Anyone know when the best time of year to make a trip from Galveston to the Flower Gardens?

We are looking for the best time of year for sailing weather and the best time of year for diving conditions... hopefully they run concurrently!

Thanks!


----------



## pigslo (Nov 22, 2004)

*flower gardens*

There are dive boats that leave out of Freeport Texas that go to the Flower Gardens. I have wanted to put a group of sailboats together to do this myself as there is safety in numbers. The seas right now (12:46 p.m. central on 12/26/06 are 9 to 13 feet.
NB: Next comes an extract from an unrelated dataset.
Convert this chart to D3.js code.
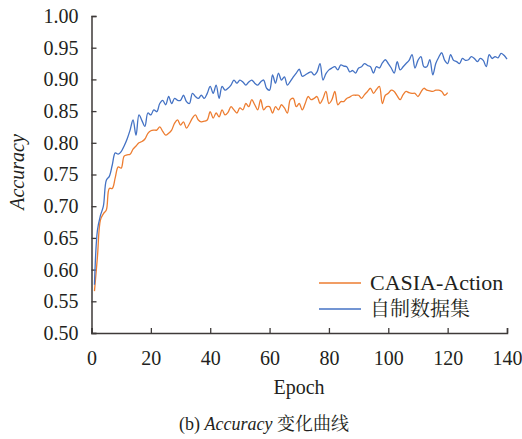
<!DOCTYPE html>
<html>
<head>
<meta charset="utf-8">
<script src="https://cdn.jsdelivr.net/npm/d3@7"></script>
<style>
  body { margin: 0; background: #fff; }
  text { font-family: "Liberation Serif", "Times New Roman", "Noto Serif CJK SC", "Noto Sans CJK SC", serif; fill: #231f20; }
</style>
</head>
<body>
<div id="chart"></div>
<script>
var width = 522, height = 439;

// data
var seriesNames = ["CASIA-Action", "自制数据集"];
var seriesColors = ["#ed7d31", "#4472c4"];
var xTicks = [0, 20, 40, 60, 80, 100, 120, 140];
var yTicks = [0.50, 0.55, 0.60, 0.65, 0.70, 0.75, 0.80, 0.85, 0.90, 0.95, 1.00];

var casiaAcc = [
  0.566, 0.620, 0.678, 0.688, 0.694, 0.728, 0.728, 0.745, 0.762, 0.760,
  0.779, 0.781, 0.782, 0.790, 0.795, 0.800, 0.802, 0.806, 0.815, 0.819,
  0.820, 0.820, 0.825, 0.818, 0.812, 0.815, 0.820, 0.831, 0.836, 0.828,
  0.833, 0.823, 0.830, 0.839, 0.844, 0.836, 0.833, 0.834, 0.836, 0.849,
  0.839, 0.847, 0.841, 0.852, 0.844, 0.848, 0.857, 0.852, 0.847, 0.855,
  0.852, 0.862, 0.857, 0.868, 0.860, 0.852, 0.868, 0.852, 0.857, 0.857,
  0.847, 0.857, 0.852, 0.860, 0.855, 0.847, 0.868, 0.870, 0.857, 0.862,
  0.852, 0.862, 0.873, 0.868, 0.870, 0.873, 0.862, 0.870, 0.881, 0.862,
  0.868, 0.881, 0.860, 0.865, 0.865, 0.870, 0.872, 0.875, 0.875, 0.875,
  0.870, 0.876, 0.881, 0.886, 0.878, 0.884, 0.889, 0.862, 0.875, 0.878,
  0.883, 0.881, 0.874, 0.868, 0.876, 0.881, 0.879, 0.878, 0.878, 0.873,
  0.880, 0.886, 0.883, 0.882, 0.881, 0.883, 0.883, 0.881, 0.875, 0.879
];

var ownAcc = [
  0.576, 0.662, 0.685, 0.700, 0.741, 0.747, 0.765, 0.784, 0.782, 0.786,
  0.795, 0.806, 0.820, 0.836, 0.812, 0.844, 0.835, 0.826, 0.847, 0.844,
  0.852, 0.849, 0.862, 0.867, 0.860, 0.873, 0.862, 0.870, 0.867, 0.867,
  0.875, 0.865, 0.862, 0.878, 0.873, 0.870, 0.875, 0.870, 0.878, 0.889,
  0.878, 0.891, 0.870, 0.889, 0.883, 0.886, 0.891, 0.899, 0.894, 0.899,
  0.896, 0.891, 0.896, 0.899, 0.894, 0.891, 0.896, 0.899, 0.886, 0.883,
  0.907, 0.894, 0.910, 0.899, 0.904, 0.891, 0.897, 0.904, 0.910, 0.916,
  0.905, 0.907, 0.910, 0.912, 0.907, 0.912, 0.925, 0.899, 0.909, 0.915,
  0.918, 0.920, 0.915, 0.923, 0.921, 0.920, 0.912, 0.914, 0.910, 0.918,
  0.920, 0.925, 0.922, 0.920, 0.910, 0.920, 0.918, 0.926, 0.931, 0.925,
  0.918, 0.910, 0.928, 0.915, 0.920, 0.925, 0.930, 0.939, 0.918, 0.930,
  0.936, 0.920, 0.920, 0.931, 0.907, 0.925, 0.935, 0.942, 0.930, 0.925,
  0.939, 0.930, 0.928, 0.925, 0.933, 0.930, 0.931, 0.936, 0.933, 0.928,
  0.933, 0.930, 0.920, 0.939, 0.933, 0.936, 0.934, 0.941, 0.938, 0.932
];

var series = [casiaAcc, ownAcc];

var svg = d3.select('#chart')
  .append('svg')
  .attr('width', width)
  .attr('height', height);

var x = d3.scaleLinear().domain([0, 140]).range([91.5, 507]);
var y = d3.scaleLinear().domain([0.5, 1.0]).range([333, 16]);

var axisColor = "#3e3a39";
var serif = '"Liberation Serif", "Times New Roman", serif';

// y axis
var yAxis = svg.append('g')
  .attr('transform', 'translate(' + x(0) + ',0)')
  .call(d3.axisLeft(y).tickValues(yTicks).tickFormat(d3.format('.2f')).tickSize(-5).tickPadding(13));

// x axis
var xAxis = svg.append('g')
  .attr('transform', 'translate(0,' + y(0.5) + ')')
  .call(d3.axisBottom(x).tickValues(xTicks).tickSize(-5).tickPadding(18));

[xAxis, yAxis].forEach(function(a) {
  a.attr('font-family', serif).attr('font-size', 20);
  a.select('.domain').attr('stroke', axisColor).attr('stroke-width', 1.5);
  a.selectAll('.tick line').attr('stroke', axisColor).attr('stroke-width', 1.3);
  a.selectAll('.tick text')
    .style('font-family', serif)
    .style('font-size', '20px')
    .attr('fill', '#231f20');
});

// lines
var line = d3.line()
  .x(function(d, i) { return x(i + 1); })
  .y(function(d) { return y(d); })
  .curve(d3.curveCatmullRom);

series.forEach(function(s, i) {
  svg.append('path')
    .datum(s)
    .attr('fill', 'none')
    .attr('stroke', seriesColors[i])
    .attr('stroke-width', 1.3)
    .attr('stroke-linejoin', 'round')
    .attr('d', line);
});

// axis titles
svg.append('text')
  .attr('x', 299)
  .attr('y', 394)
  .attr('text-anchor', 'middle')
  .style('font-size', '20px')
  .text('Epoch');

svg.append('text')
  .attr('transform', 'translate(24,172) rotate(-90)')
  .attr('text-anchor', 'middle')
  .style('font-size', '20px')
  .style('font-style', 'italic')
  .text('Accuracy');

// legend
var legendSizes = ['22px', '20px'];
var legend = svg.append('g');
seriesNames.forEach(function(name, i) {
  var ly = 283 + i * 26;
  legend.append('line')
    .attr('x1', 319).attr('x2', 361)
    .attr('y1', ly).attr('y2', ly)
    .attr('stroke', seriesColors[i])
    .attr('stroke-width', 1.3);
  legend.append('text')
    .attr('x', 370)
    .attr('y', ly + 6.5)
    .style('font-size', legendSizes[i])
    .text(name);
});

// caption
var cap = svg.append('text')
  .attr('x', 264)
  .attr('y', 430)
  .attr('text-anchor', 'middle')
  .style('font-size', '18px');
cap.append('tspan').text('(b) ');
cap.append('tspan').style('font-style', 'italic').text('Accuracy');
cap.append('tspan').text(' 变化曲线');
</script>
</body>
</html>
Probably not a good time to be there.
pigslo


----------



## messenger (Oct 21, 2006)

On trips I have made from Texas/Louisiana to Yucatan for a winter, we would plan on leaving during a good norther, directly after any squall line passage. These decisions were made only after a trip to the weather bureau to discern if the front was strong enough to get ALL the way to Yucatan and beyond. This was primarily from November to February. A couple of days of heavy and constantly diminishing following seas, then, almost always, followed by a day or so of calm, then just enough east and southeast flow as we rounded Cantoy. March, April, and into early May are, historically (aside from being in a hurricane), the worst months of weather in the Northern Gulf for offshore activities, from Northern Gulf ports. Cold fronts seldom make it through, and you end up with day after day of strong south and southwest winds, and miserable sea conditions offshore. Many commercial fishermen, along with savvy oilfield management, in the Northern Gulf, also use this “leaving on a “norther” ploy. As far as scuba operations from a 6 kt. sailing vessel, anchored up on a reef a hundred miles at sea, umm, I’d have to think long and hard about that.


----------



## pigslo (Nov 22, 2004)

Messenger, thanks for the insight from a guy that has been there. 
pigslo


----------



## PBzeer (Nov 11, 2002)

If I'm reading this right, that would make April a good time to go from the Yucatan to Florida, would it not?


----------



## TSOJOURNER (Dec 16, 1999)

thank you messenger.pigslo it may not be a good idea


----------